# Rookie playing with new old 1710 4x4 FEL



## BigDog1956 (Jan 3, 2017)

Well happy to say got tractor yesterday, looked like crap tho, guy hauled it 4hrs on flatbed (covered in road salt), looked it over good yesterday and made grocery list.
1. replaced seat today
2. bought back blade.
3. changed oil & filter
4. changed coolant
5. greases all points
6. will do frt axle oil tomorrow
7. will do hyd fluid & filter monday

went out and started it in garage at 7:00 this morning was 2 deg, started after 2-3 cranks, I can't tel if block heater is working yet (will try and figure that out)
But played in driveway snow a little-trying to see what gear I like it in, but everything seem's to work well-I think!!! 
This seem"s like a good site.......


----------



## Thomas (Nov 1, 2006)

Congrats on your new investment...your bones and muscles will be thanking you later.

Rookie naaa...not by the sounds of it,keep the updates coming.


----------



## FredM (Nov 18, 2015)

Hi BigDog1956

A great looking tractor and this should give you hours of pleasure when operating.


----------



## Hoodoo Valley (Nov 14, 2006)

When you plug that block heater in, providing that the engine is ice cold, there should be a few second delay, then you should be able to faintly hear it heating the water, then it'll go silent. Typically, now! Typically. Otherwise, check it with a multi meter to be sure the element isn't open, which does happen.


----------



## BigDog1956 (Jan 3, 2017)

tractor beam said:


> When you plug that block heater in, providing that the engine is ice cold, there should be a few second delay, then you should be able to faintly hear it heating the water, then it'll go silent. Typically, now! Typically. Otherwise, check it with a multi meter to be sure the element isn't open, which does happen.
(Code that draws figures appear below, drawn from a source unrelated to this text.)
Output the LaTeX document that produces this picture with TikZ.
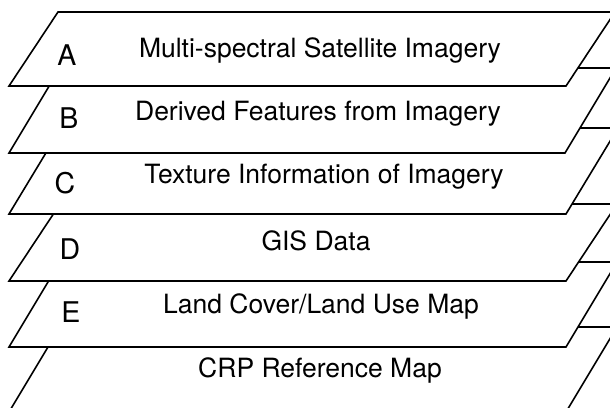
\documentclass[tikz,border=0pt]{standalone}
\usepackage{fontspec}
\setmainfont{TeX Gyre Heros}
\begin{document}
\begin{tikzpicture}[x=1pt,y=-1pt,
  layerbox/.style={draw=black, line width=1.6pt, fill=white, line join=miter},
  lbl/.style={font=\fontsize{26.5}{30}\selectfont, inner sep=0pt, anchor=base},
  letter/.style={font=\fontsize{28.5}{32}\selectfont, inner sep=0pt, anchor=base}]
\useasboundingbox (0,0) rectangle (610,407);
\clip (0,0) rectangle (610,407);
\fill[white] (0,0) rectangle (610,407);
% layers drawn bottom-most first
\draw[layerbox] (9,412) -- (566,412) -- (617,327) -- (60,327) -- cycle; % F
\draw[layerbox] (9,347) -- (566,347) -- (617,262) -- (60,262) -- cycle; % E
\draw[layerbox] (9,281) -- (566,281) -- (617,204) -- (60,204) -- cycle; % D
\draw[layerbox] (9,214) -- (566,214) -- (618,128) -- (61,128) -- cycle; % C
\draw[layerbox] (9,153) -- (565,153) -- (616,68) -- (60,68) -- cycle;   % B
\draw[layerbox] (9,86) -- (566,86) -- (615,12) -- (58,12) -- cycle;     % A
% titles
\node[lbl] (tA) at (320,57) {Multi-spectral Satellite Imagery};
\node[lbl] (tB) at (318,120) {Derived Features from Imagery};
\node[lbl] (tC) at (324,183) {Texture Information of Imagery};
\node[lbl] (tD) at (316,250) {GIS Data};
\node[lbl] (tE) at (321,313) {Land Cover/Land Use Map};
\node[lbl] (tF) at (320,377) {CRP Reference Map};
% letters
\node[letter] (lA) at (67,65) {A};
\node[letter] (lB) at (69,128) {B};
\node[letter] (lC) at (65,193) {C};
\node[letter] (lD) at (70,259) {D};
\node[letter] (lE) at (71,322) {E};
\end{tikzpicture}
\end{document}
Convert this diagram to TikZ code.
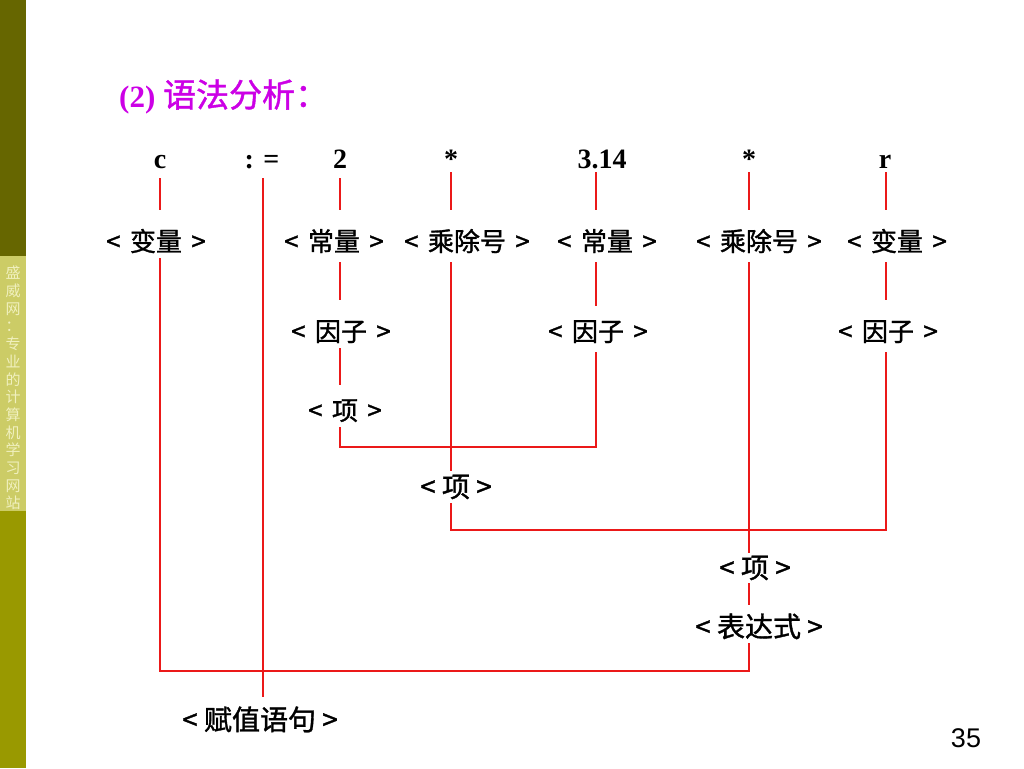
\documentclass[tikz,border=0pt]{standalone}
\usepackage{fontspec}
\setmainfont{Liberation Serif}
\newfontfamily\cjk{Noto Sans CJK SC}[FakeBold=1.2]
\newfontfamily\cjkside{Noto Sans CJK SC}
\newfontfamily\arialf{Liberation Sans}
\usetikzlibrary{calc}
\definecolor{olivedark}{RGB}{102,102,0}
\definecolor{oliveband}{RGB}{204,204,102}
\definecolor{olivelow}{RGB}{153,153,0}
\definecolor{sidetext}{RGB}{240,240,190}
\definecolor{titlepurple}{RGB}{204,0,230}
\definecolor{linered}{RGB}{235,25,25}
\newcommand{\gp}{\hspace{0.36em}}
\begin{document}
\begin{tikzpicture}[x=1pt,y=-1pt,
  tok/.style={font=\fontsize{28}{30}\selectfont\bfseries, inner sep=0pt, text height=19.6pt, text depth=0pt},
  lab/.style={font=\cjk\fontsize{26}{30}\selectfont, inner sep=0pt, text height=22pt, text depth=4pt},
  labc/.style={font=\cjk\fontsize{28}{32}\selectfont, inner sep=0pt, text height=24pt, text depth=4pt},
  tree/.style={draw=linered, line width=1.3pt}]
\useasboundingbox (0,0) rectangle (1024,768);
\fill[white] (0,0) rectangle (1024,768);
% sidebar
\fill[olivedark] (0,0) rectangle (26,256);
\fill[oliveband] (0,256) rectangle (26,511);
\fill[olivelow] (0,511) rectangle (26,768);
\node[anchor=north, inner sep=0pt, align=center, text=sidetext, font=\cjkside\fontsize{15}{17.7}\selectfont] (side) at (13,266)
  {盛\\威\\网\\：\\专\\业\\的\\计\\算\\机\\学\\习\\网\\站};
% title
\node[anchor=base west, inner sep=0pt, text=titlepurple] (title) at (119,107)
  {\fontsize{31}{34}\selectfont\bfseries (2) \cjk\mdseries\fontsize{33}{36}\selectfont 语法分析：};
% column coordinates
\coordinate (xa) at (160,0);
\coordinate (xb) at (263,0);
\coordinate (xd) at (340,0);
\coordinate (xe) at (451,0);
\coordinate (xf) at (596,0);
\coordinate (xg) at (749,0);
\coordinate (xh) at (886,0);
\coordinate (hb) at (0,671);
\coordinate (h1) at (0,447);
\coordinate (h2) at (0,530);
% tokens
\node[tok] (c) at (160,159) {c};
\node[tok] (asg) at (262,159) {: =};
\node[tok] (two) at (340,159) {2};
\node[tok] (m1tok) at (451,159) {*};
\node[tok] (pi) at (602,159) {3.14};
\node[tok] (m2tok) at (749,159) {*};
\node[tok] (r) at (885,159) {r};
% row 2
\node[lab] (v1) at (156,242) {<\gp 变量\gp >};
\node[lab] (k1) at (334,242) {<\gp 常量\gp >};
\node[lab] (m1) at (467,242) {<\gp 乘除号\gp >};
\node[lab] (k2) at (607,242) {<\gp 常量\gp >};
\node[lab] (m2) at (759,242) {<\gp 乘除号\gp >};
\node[lab] (v2) at (897,242) {<\gp 变量\gp >};
% row 3
\node[lab] (f1) at (341,332) {<\gp 因子\gp >};
\node[lab] (f2) at (598,332) {<\gp 因子\gp >};
\node[lab] (f3) at (888,332) {<\gp 因子\gp >};
% lower
\node[lab] (t1) at (345,411) {<\gp 项\gp >};
\node[labc] (t2) at (456,487) {< 项 >};
\node[labc] (t3) at (755,568) {< 项 >};
\node[labc] (ex) at (759,627) {< 表达式 >};
\node[labc] (fz) at (260,720) {< 赋值语句 >};
\node[anchor=base, inner sep=0pt, font=\arialf\fontsize{27}{30}\selectfont] (pg) at (966,747) {35};
% connectors
\draw[tree] ($(c.center -| xa)+(0,19)$) -- ($(v1.center -| xa)+(0,-32)$);
\draw[tree] ($(asg.center -| xb)+(0,19)$) -- ($(fz.center -| xb)+(0,-23)$);
\draw[tree] ($(two.center -| xd)+(0,19)$) -- ($(k1.center -| xd)+(0,-32)$);
\draw[tree] ($(m1tok.center -| xe)+(0,13)$) -- ($(m1.center -| xe)+(0,-32)$);
\draw[tree] ($(pi.center -| xf)+(0,13)$) -- ($(k2.center -| xf)+(0,-32)$);
\draw[tree] ($(m2tok.center -| xg)+(0,13)$) -- ($(m2.center -| xg)+(0,-32)$);
\draw[tree] ($(r.center -| xh)+(0,13)$) -- ($(v2.center -| xh)+(0,-32)$);
\draw[tree] ($(v1.center -| xa)+(0,16)$) -- (xa |- hb) -| ($(ex.center -| xg)+(0,16)$);
\draw[tree] ($(k1.center -| xd)+(0,20)$) -- ($(f1.center -| xd)+(0,-32)$);
\draw[tree] ($(f1.center -| xd)+(0,16)$) -- ($(t1.center -| xd)+(0,-26)$);
\draw[tree] ($(t1.center -| xd)+(0,16)$) -- (xd |- h1) -| ($(f2.center -| xf)+(0,20)$);
\draw[tree] ($(m1.center -| xe)+(0,20)$) -- ($(t2.center -| xe)+(0,-16)$);
\draw[tree] ($(t2.center -| xe)+(0,16)$) -- (xe |- h2) -| ($(f3.center -| xh)+(0,20)$);
\draw[tree] ($(k2.center -| xf)+(0,20)$) -- ($(f2.center -| xf)+(0,-26)$);
\draw[tree] ($(m2.center -| xg)+(0,20)$) -- ($(t3.center -| xg)+(0,-15)$);
\draw[tree] ($(v2.center -| xh)+(0,20)$) -- ($(f3.center -| xh)+(0,-32)$);
\draw[tree] ($(t3.center -| xg)+(0,15)$) -- ($(ex.center -| xg)+(0,-22)$);
\end{tikzpicture}
\end{document}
Tractor beam, thanks on that info, did not know you could hear it, I'll try that this morning, but it's -7 deg this morning, not sure how to check it with meter tho. it would be checked for AC current-will look for where to check at.
Thanks Again.


----------



## BigDog1956 (Jan 3, 2017)

tractor beam said:


> When you plug that block heater in, providing that the engine is ice cold, there should be a few second delay, then you should be able to faintly hear it heating the water, then it'll go silent. Typically, now! Typically. Otherwise, check it with a multi meter to be sure the element isn't open, which does happen.


 I'll be darn Tractor beam-I just plugged heat in and could hear a Gurgle for like 10 seconds, then quite, sounds like it work's.
Thank You


----------



## BigDog1956 (Jan 3, 2017)

FredM said:


> Hi BigDog1956
> 
> A great looking tractor and this should give you hours of pleasure when operating.


Thank You FredM


----------



## Brandon966 (Jan 23, 2017)

You should see the little glow plug indicator on the dash. It looks like a hole that has a coiled up wire in it. When you turn the key to the left you should see the coil heat up and thats your cold start indicator.


----------



## BigDog1956 (Jan 3, 2017)

Brandon966 said:


> You should see the little glow plug indicator on the dash. It looks like a hole that has a coiled up wire in it. When you turn the key to the left you should see the coil heat up and thats your cold start indicator.


Brandon the dash light you are refering to is for GLOW PLUG'S-----not for block heater. I thought my block heater was working at first, but it is not, so I installed a lower radiator hose heater and it really work's well.


----------



## z445guy (Mar 10, 2017)

Hi big dog 1956 the lower radiator hose is good , but I was taught mamufactors did certain things like the block heater factory installed for a reason not to get you mad but it's the truth


----------



## BigDog1956 (Jan 3, 2017)

z445guy said:


> Hi big dog 1956 the lower radiator hose is good , but I was taught mamufactors did certain things like the block heater factory installed for a reason not to get you mad but it's the truth


 well I sure do think most thing's were built with good thought put into idea before production----BUT please don't tell me they don't miss a couple thing's out of thousand's of part's in a tractor,truck,car, geez every once in the while people will show you a better or easier way, not to get you mad but it's the truth........


----------



## pogobill (Jan 31, 2012)

Hey BigDog1956, did you ever sort out the glow plug thing? Mine has a light that goes out when the tractor is ready to start. I've seen the coil ones as well. When the coil is red hot like a cigarette lighter in a car, you are ready to go!


----------



## BigDog1956 (Jan 3, 2017)

pogobill said:


> Hey BigDog1956, did you ever sort out the glow plug thing? Mine has a light that goes out when the tractor is ready to start. I've seen the coil ones as well. When the coil is red hot like a cigarette lighter in a car, you are ready to go!


 POGO-howdy, I have not even looked at the cold aid thingy on dash, my glow plugs work good and tractor has been starting great-if really cold like 0 or below I plug in for a couple hrs-just to make it better on engine, I keep forgetting to look at that dash coil to see if it light's up or not, but tractor is doing well, thank's


----------